Everyone involved was jubilant, but most of all relieved—especially the pilot. To train pilots to fly this brand-new vehicle, Sikorsky built a simulator that lets them preview the controls and the aircraft’s responses. The real X2 has only about 14 flight hours on it, but its engineers and pilots have spent hundreds of hours flying the simulator. In part, that’s because it provides valuable feedback to the designers, who devoted its first few sessions to tuning the feel of the control stick, modifying the displays on the instrument panel, and checking the X2’s performance at low speeds. One of the simulator’s key roles now is in evaluating higher flight speeds and maneuvers that are more aggressive than those the actual X2 has accomplished.
We’ll continue to pursue higher speeds. Assuming all goes well, Sikorsky engineers are planning to adopt some of the technologies used on the X2 for the new helicopters they have on the drawing board. So expect some dramatic shifts in the way helicopters are designed.
The development of those technologies has been unusual in the helicopter industry, especially given the company’s decision to pursue a once-abandoned idea with its own funding.

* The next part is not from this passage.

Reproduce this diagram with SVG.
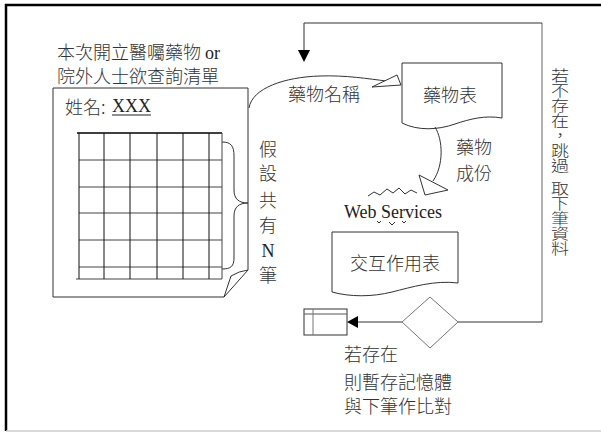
<svg xmlns="http://www.w3.org/2000/svg" width="601" height="432" viewBox="0 0 601 432">
<style>
.cjk{font-family:"Noto Sans CJK TC","Noto Sans CJK SC",sans-serif;font-size:18px;font-weight:300;fill:#333}
.ser{font-family:"Liberation Serif",serif;font-size:18px;font-weight:400;fill:#222}
.vt{font-family:"Noto Sans CJK TC","Noto Sans CJK SC",sans-serif;font-size:15px;font-weight:300;fill:#333;writing-mode:vertical-rl}
.ln{fill:none;stroke:#333;stroke-width:1}
.gl{fill:none;stroke:#444;stroke-width:1}
.hd{fill:#fff;stroke:#333;stroke-width:1}
</style>
<rect width="601" height="432" fill="#fff"/>
<g id="frame">
<line x1="5" y1="5" x2="601" y2="5" stroke="#000" stroke-width="2.5"/>
<line x1="6" y1="4" x2="6" y2="431" stroke="#000" stroke-width="2.5"/>
<line x1="6" y1="431" x2="601" y2="431" stroke="#ccc" stroke-width="1.5"/>
</g>
<g id="list-title">
<text class="cjk" x="57" y="58.5" font-size="17.5">本次開立醫囑藥物 <tspan font-family="Liberation Serif" font-weight="400" fill="#222" font-size="18">or</tspan></text>
<text class="cjk" x="57" y="83" font-size="17.5">院外人士欲查詢清單</text>
</g>
<g id="list-page">
<path class="ln" d="M53,88 H248 V270 L224,297 H53 Z" stroke="#444"/>
<path class="ln" d="M224,297 L231,276 Q239,271 248,270"/>
<text class="cjk" x="65" y="114">姓名:</text>
<text class="ser" x="112" y="112">XXX</text>
<line x1="112" y1="115" x2="151" y2="115" stroke="#222" stroke-width="1"/>
<g class="gl">
<line x1="77" y1="133" x2="222" y2="133" stroke="#000" stroke-width="1.5"/>
<line x1="79" y1="160" x2="222" y2="160"/>
<line x1="79" y1="187" x2="222" y2="187"/>
<line x1="79" y1="213" x2="222" y2="213"/>
<line x1="79" y1="240" x2="222" y2="240"/>
<line x1="79" y1="267" x2="222" y2="267"/>
<line x1="76" y1="279" x2="222" y2="279"/>
<line x1="79" y1="133" x2="79" y2="279" stroke="#111"/>
<line x1="104" y1="133" x2="104" y2="279" stroke="#111"/>
<line x1="130" y1="133" x2="130" y2="279" stroke="#111"/>
<line x1="157" y1="133" x2="157" y2="279" stroke="#111"/>
<line x1="183" y1="133" x2="183" y2="279" stroke="#111"/>
<line x1="209" y1="133" x2="209" y2="279" stroke="#111"/>
<line x1="222" y1="133" x2="222" y2="279"/>
</g>
<path class="ln" d="M222,142 C231,142 234,146 234,156 V190 C234,199 239,203 248,203 C239,203 234,207 234,216 V258 C234,266 231,269 222,269"/>
</g>
<g id="count-label">
<text class="cjk" x="268" y="156" text-anchor="middle">假</text>
<text class="cjk" x="268" y="180" text-anchor="middle">設</text>
<text class="cjk" x="268" y="207" text-anchor="middle">共</text>
<text class="cjk" x="268" y="232" text-anchor="middle">有</text>
<text class="ser" x="268" y="257" text-anchor="middle">N</text>
<text class="cjk" x="268" y="282" text-anchor="middle">筆</text>
</g>
<g id="drug-table">
<path class="ln" d="M402,63 H502 V118 C485,115 470,119 455,124 C438,130 418,131 402,123 Z"/>
<text class="cjk" x="450" y="102" text-anchor="middle">藥物表</text>
</g>
<g id="web-services">
<path class="ln" d="M368,196 L374,192 L380,195 L387,189 L393,193 L399,188 L405,194 L411,190 L417,193"/>
<text class="ser" x="344" y="218">Web Services</text>
<path class="ln" stroke-width="0.8" d="M377,221 l2,2 l2,-2 M389,222 l3,3 l3,-3 M402,221 l2,2 l2,-2"/>
</g>
<g id="interaction-table">
<path class="ln" d="M332,232 H458 V283 C435,280 412,287 392,292 C372,297 350,297 332,292 Z"/>
<text class="cjk" x="395" y="270" text-anchor="middle">交互作用表</text>
</g>
<g id="decision">
<polygon points="402,322 430,297 458,322 430,348" fill="#fff" stroke="#777" stroke-width="1"/>
</g>
<g id="memory">
<rect x="304" y="309" width="43" height="26" fill="#fff" stroke="#333" stroke-width="1"/>
<line x1="304" y1="314" x2="347" y2="314" stroke="#555"/>
<line x1="313" y1="309" x2="313" y2="335" stroke="#777"/>
</g>
<g id="connectors">
<path class="ln" d="M249,108 C252,88 285,77 320,76 C345,75 370,79 386,81"/>
<polygon class="hd" points="372,87 397,75 401,85"/>
<text class="cjk" x="288" y="101">藥物名稱</text>
<path class="ln" d="M435,127 C443,140 444,165 433,181"/>
<polygon class="hd" points="419,175 448,190 425,195"/>
<text class="cjk" x="456" y="154">藥物</text>
<text class="cjk" x="456" y="180">成份</text>
<line x1="542" y1="23" x2="542" y2="322" stroke="#888" stroke-width="1.3"/>
<polyline class="ln" points="542,23 304,23 304,52"/>
<polygon points="298,50 310,50 304,62" fill="#000"/>
<line x1="542" y1="322" x2="458" y2="322" stroke="#333"/>
<line x1="402" y1="322" x2="356" y2="322" stroke="#333"/>
<polygon points="347,322 358,316 358,328" fill="#000"/>
</g>
<g id="skip-label">
<g transform="translate(560,0) scale(1.2,1)">
<text class="vt" x="0" y="67.5">若不存在，跳過</text>
<text class="vt" x="0" y="180.5">取下筆資料</text>
</g>
</g>
<g id="exists-label">
<text class="cjk" x="344" y="361">若存在</text>
<text class="cjk" x="344" y="389">則暫存記憶體</text>
<text class="cjk" x="344" y="413">與下筆作比對</text>
</g>
</svg>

For engineers like us, it’s a thrill to see new ground broken in an industry that’s usually considered mature. And it’s certainly rewarding to see how new technology can benefit a four-decade-old idea for solving the helicopter’s fundamental shortcoming: a need for speed.
Thomas Lawrence, a technical fellow at Sikorsky Aircraft Corp., has made a career of peculiar projects. First he helped design an airship lifted by four conjoined helicopters. Next came the XH-59A, a futile effort to break the helicopter speed record. He then focused on the X-Wing, an aircraft that could take off like a helicopter but switched midair to fly like a fixed-wing airplane. None succeeded. Before turning to the very successful X2, Lawrence says, “I wasn’t sure what my career path was.”